### [Source code of charts]

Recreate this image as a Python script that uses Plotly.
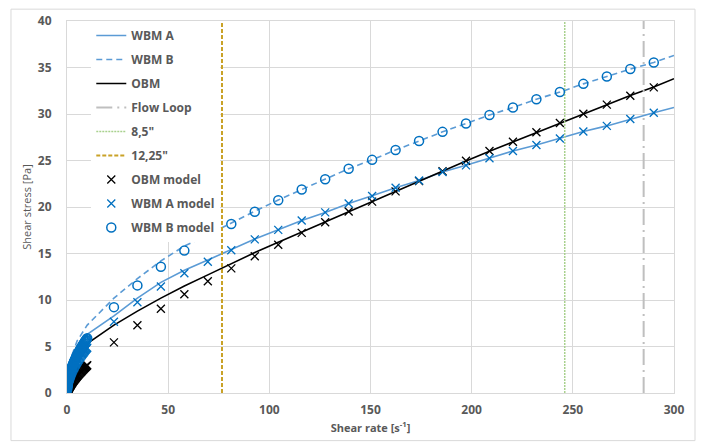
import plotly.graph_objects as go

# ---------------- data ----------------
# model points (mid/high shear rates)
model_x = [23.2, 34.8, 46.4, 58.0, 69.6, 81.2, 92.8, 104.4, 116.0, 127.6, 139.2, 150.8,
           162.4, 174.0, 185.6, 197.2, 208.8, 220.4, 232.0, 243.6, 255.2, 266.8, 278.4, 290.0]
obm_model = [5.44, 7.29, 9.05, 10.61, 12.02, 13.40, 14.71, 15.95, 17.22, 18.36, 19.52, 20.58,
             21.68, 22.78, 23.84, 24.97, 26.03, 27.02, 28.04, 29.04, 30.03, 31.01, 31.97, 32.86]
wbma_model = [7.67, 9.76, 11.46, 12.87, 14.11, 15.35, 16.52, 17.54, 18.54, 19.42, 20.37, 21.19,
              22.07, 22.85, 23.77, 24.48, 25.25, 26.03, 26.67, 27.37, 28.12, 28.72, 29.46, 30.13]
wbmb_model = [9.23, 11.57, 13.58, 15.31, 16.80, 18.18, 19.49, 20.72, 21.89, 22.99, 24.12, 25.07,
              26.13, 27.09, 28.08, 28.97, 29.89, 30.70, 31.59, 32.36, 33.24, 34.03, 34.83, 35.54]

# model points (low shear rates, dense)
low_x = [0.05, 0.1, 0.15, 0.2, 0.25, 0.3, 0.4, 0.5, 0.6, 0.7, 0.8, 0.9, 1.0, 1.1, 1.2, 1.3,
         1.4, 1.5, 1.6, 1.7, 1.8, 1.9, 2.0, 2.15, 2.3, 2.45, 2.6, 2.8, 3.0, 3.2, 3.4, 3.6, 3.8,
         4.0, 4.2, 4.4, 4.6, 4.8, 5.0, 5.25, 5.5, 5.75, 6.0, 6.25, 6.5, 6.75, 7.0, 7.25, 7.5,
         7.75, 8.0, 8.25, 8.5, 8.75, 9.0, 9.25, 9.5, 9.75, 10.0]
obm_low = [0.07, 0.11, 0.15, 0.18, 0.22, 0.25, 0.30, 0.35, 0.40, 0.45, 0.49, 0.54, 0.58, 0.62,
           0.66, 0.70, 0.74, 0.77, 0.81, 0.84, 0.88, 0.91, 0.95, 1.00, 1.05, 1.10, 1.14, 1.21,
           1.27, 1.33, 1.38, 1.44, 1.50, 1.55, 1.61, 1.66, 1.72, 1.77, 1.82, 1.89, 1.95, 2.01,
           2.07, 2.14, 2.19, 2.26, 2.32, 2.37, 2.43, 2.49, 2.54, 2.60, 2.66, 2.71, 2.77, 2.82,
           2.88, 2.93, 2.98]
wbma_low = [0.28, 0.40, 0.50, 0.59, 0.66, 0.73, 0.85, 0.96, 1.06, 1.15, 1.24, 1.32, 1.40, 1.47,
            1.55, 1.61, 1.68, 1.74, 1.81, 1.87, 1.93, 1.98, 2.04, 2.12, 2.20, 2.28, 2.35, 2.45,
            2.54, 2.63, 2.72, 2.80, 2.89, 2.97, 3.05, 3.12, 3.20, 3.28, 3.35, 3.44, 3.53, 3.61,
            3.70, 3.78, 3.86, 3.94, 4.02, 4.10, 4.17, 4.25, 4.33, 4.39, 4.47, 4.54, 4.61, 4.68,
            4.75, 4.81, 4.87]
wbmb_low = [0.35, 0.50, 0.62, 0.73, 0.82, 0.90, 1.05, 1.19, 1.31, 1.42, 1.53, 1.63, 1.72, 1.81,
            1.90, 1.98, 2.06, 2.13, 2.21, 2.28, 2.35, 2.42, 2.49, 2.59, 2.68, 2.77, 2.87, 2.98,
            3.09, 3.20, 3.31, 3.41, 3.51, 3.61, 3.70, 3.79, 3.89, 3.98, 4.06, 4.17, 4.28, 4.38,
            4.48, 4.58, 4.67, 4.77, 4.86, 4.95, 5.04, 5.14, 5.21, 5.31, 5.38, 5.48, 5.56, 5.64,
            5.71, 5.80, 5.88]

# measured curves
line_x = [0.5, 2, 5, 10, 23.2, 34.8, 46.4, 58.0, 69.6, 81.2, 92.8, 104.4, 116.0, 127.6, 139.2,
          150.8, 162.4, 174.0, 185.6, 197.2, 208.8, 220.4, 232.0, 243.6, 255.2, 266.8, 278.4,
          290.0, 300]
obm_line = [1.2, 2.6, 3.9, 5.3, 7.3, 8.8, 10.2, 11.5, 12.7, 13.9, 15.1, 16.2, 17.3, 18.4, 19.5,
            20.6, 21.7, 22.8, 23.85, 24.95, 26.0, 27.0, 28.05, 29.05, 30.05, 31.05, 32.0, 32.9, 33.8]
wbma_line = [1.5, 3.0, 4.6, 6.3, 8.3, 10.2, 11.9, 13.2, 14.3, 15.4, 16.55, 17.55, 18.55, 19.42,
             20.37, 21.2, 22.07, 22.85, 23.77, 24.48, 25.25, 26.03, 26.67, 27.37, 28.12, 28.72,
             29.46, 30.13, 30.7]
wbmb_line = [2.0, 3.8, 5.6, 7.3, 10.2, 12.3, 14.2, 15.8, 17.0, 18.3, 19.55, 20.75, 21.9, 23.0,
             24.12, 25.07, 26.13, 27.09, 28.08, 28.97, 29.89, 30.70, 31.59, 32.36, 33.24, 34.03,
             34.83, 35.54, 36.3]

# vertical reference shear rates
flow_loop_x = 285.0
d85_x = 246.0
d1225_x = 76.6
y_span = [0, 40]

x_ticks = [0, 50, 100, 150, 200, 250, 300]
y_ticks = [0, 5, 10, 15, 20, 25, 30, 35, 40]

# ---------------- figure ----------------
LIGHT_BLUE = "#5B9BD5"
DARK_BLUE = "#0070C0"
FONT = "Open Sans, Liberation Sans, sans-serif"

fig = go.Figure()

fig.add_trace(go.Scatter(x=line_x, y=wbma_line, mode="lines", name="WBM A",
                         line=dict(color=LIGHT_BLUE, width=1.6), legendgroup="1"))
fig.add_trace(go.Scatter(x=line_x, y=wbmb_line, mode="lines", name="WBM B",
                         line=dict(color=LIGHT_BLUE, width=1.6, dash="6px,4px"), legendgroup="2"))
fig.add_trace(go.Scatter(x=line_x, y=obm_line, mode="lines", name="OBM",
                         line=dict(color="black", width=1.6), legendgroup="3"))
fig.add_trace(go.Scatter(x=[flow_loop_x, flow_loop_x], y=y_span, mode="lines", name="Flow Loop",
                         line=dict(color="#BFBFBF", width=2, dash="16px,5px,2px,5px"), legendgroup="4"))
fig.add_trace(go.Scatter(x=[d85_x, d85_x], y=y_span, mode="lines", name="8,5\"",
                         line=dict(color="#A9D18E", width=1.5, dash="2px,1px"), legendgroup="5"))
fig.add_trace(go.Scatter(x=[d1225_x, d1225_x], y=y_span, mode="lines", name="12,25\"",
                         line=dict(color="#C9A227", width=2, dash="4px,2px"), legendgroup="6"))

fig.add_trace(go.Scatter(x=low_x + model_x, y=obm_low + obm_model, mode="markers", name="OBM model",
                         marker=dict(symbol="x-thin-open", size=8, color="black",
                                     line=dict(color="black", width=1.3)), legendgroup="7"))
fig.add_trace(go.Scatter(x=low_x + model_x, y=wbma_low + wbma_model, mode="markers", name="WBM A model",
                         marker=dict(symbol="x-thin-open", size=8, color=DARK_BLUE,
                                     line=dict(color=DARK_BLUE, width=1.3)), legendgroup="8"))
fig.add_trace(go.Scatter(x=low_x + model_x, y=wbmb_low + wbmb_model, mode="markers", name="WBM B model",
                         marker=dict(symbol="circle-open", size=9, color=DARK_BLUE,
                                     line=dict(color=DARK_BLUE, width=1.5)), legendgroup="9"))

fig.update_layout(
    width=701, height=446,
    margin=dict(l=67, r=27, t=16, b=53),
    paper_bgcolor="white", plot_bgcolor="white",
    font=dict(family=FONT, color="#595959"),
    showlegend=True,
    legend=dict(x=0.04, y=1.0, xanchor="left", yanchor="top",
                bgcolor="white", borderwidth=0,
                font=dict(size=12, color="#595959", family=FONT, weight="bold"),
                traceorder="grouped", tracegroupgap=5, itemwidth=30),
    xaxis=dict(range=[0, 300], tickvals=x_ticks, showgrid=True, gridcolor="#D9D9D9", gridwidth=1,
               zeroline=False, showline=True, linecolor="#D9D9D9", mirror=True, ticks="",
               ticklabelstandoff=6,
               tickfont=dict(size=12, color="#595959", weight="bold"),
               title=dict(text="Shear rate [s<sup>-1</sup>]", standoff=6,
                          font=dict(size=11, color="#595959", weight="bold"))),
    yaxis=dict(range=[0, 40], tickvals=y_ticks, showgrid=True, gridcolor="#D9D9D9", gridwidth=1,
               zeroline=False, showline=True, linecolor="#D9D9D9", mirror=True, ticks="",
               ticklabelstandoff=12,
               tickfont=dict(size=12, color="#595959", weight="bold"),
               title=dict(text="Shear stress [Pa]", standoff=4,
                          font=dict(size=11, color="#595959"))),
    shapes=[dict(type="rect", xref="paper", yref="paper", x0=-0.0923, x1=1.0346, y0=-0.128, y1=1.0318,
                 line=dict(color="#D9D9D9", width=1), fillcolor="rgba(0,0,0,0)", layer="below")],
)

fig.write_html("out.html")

==

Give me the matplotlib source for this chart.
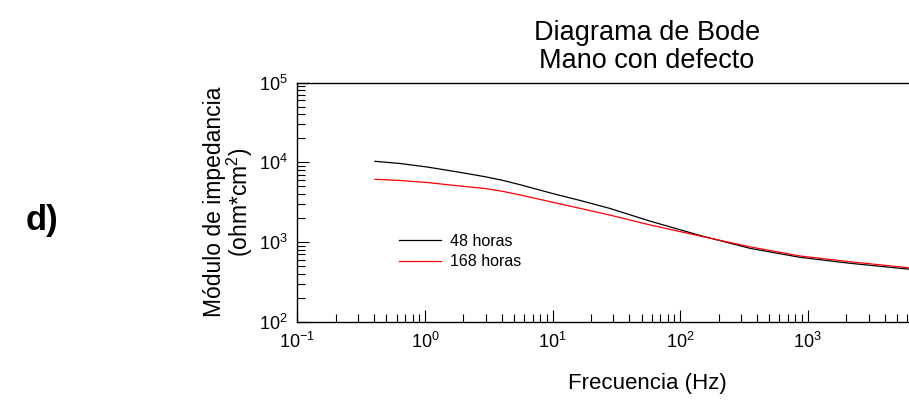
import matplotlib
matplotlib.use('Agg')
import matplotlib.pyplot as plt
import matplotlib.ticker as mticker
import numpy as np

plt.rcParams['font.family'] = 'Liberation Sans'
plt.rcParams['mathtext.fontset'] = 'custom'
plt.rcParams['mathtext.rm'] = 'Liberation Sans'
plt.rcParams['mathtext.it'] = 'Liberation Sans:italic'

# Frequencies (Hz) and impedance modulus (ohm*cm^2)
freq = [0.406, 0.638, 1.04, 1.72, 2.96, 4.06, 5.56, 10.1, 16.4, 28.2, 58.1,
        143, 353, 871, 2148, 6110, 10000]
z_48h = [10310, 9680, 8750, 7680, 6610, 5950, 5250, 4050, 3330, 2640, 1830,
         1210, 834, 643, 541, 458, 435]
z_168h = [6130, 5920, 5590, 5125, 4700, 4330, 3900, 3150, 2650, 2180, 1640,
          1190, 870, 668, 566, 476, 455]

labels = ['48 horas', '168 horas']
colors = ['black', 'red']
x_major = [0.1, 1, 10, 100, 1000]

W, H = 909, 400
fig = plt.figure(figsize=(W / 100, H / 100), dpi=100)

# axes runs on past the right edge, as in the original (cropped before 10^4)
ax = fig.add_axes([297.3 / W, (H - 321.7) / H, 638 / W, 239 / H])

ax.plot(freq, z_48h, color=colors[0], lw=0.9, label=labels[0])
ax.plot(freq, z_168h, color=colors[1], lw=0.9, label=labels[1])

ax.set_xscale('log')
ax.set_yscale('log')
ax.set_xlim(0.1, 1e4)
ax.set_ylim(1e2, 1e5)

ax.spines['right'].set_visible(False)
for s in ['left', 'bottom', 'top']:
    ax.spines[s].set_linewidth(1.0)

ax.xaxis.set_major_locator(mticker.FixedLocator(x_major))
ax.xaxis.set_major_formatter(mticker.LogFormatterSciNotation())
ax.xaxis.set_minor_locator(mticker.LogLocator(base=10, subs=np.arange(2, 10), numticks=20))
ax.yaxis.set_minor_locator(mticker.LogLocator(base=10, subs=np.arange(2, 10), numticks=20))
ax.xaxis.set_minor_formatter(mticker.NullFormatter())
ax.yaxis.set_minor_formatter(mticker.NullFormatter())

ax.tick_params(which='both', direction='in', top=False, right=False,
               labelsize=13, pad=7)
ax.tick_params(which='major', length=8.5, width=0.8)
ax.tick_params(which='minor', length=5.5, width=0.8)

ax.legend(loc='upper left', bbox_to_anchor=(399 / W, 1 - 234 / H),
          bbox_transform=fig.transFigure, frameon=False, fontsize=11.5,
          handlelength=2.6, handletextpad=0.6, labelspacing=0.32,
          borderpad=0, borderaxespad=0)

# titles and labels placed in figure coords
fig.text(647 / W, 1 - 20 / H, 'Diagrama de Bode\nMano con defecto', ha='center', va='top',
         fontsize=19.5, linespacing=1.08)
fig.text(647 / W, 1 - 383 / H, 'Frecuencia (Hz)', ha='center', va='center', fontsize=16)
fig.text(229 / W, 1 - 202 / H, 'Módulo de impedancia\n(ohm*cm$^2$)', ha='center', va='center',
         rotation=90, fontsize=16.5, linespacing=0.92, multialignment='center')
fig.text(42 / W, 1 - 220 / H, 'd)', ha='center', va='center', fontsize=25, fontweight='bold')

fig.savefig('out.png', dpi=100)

### [Requirements]
Leaving out all pictures, set down exactly the lines of the material above, from the line with "Recreate this image" to the line with "34.03, 34.83, 35.54]" inclusive, and no others.

### [The response]
Recreate this image as a Python script that uses Plotly.
import plotly.graph_objects as go

# ---------------- data ----------------
# model points (mid/high shear rates)
model_x = [23.2, 34.8, 46.4, 58.0, 69.6, 81.2, 92.8, 104.4, 116.0, 127.6, 139.2, 150.8,
           162.4, 174.0, 185.6, 197.2, 208.8, 220.4, 232.0, 243.6, 255.2, 266.8, 278.4, 290.0]
obm_model = [5.44, 7.29, 9.05, 10.61, 12.02, 13.40, 14.71, 15.95, 17.22, 18.36, 19.52, 20.58,
             21.68, 22.78, 23.84, 24.97, 26.03, 27.02, 28.04, 29.04, 30.03, 31.01, 31.97, 32.86]
wbma_model = [7.67, 9.76, 11.46, 12.87, 14.11, 15.35, 16.52, 17.54, 18.54, 19.42, 20.37, 21.19,
              22.07, 22.85, 23.77, 24.48, 25.25, 26.03, 26.67, 27.37, 28.12, 28.72, 29.46, 30.13]
wbmb_model = [9.23, 11.57, 13.58, 15.31, 16.80, 18.18, 19.49, 20.72, 21.89, 22.99, 24.12, 25.07,
              26.13, 27.09, 28.08, 28.97, 29.89, 30.70, 31.59, 32.36, 33.24, 34.03, 34.83, 35.54]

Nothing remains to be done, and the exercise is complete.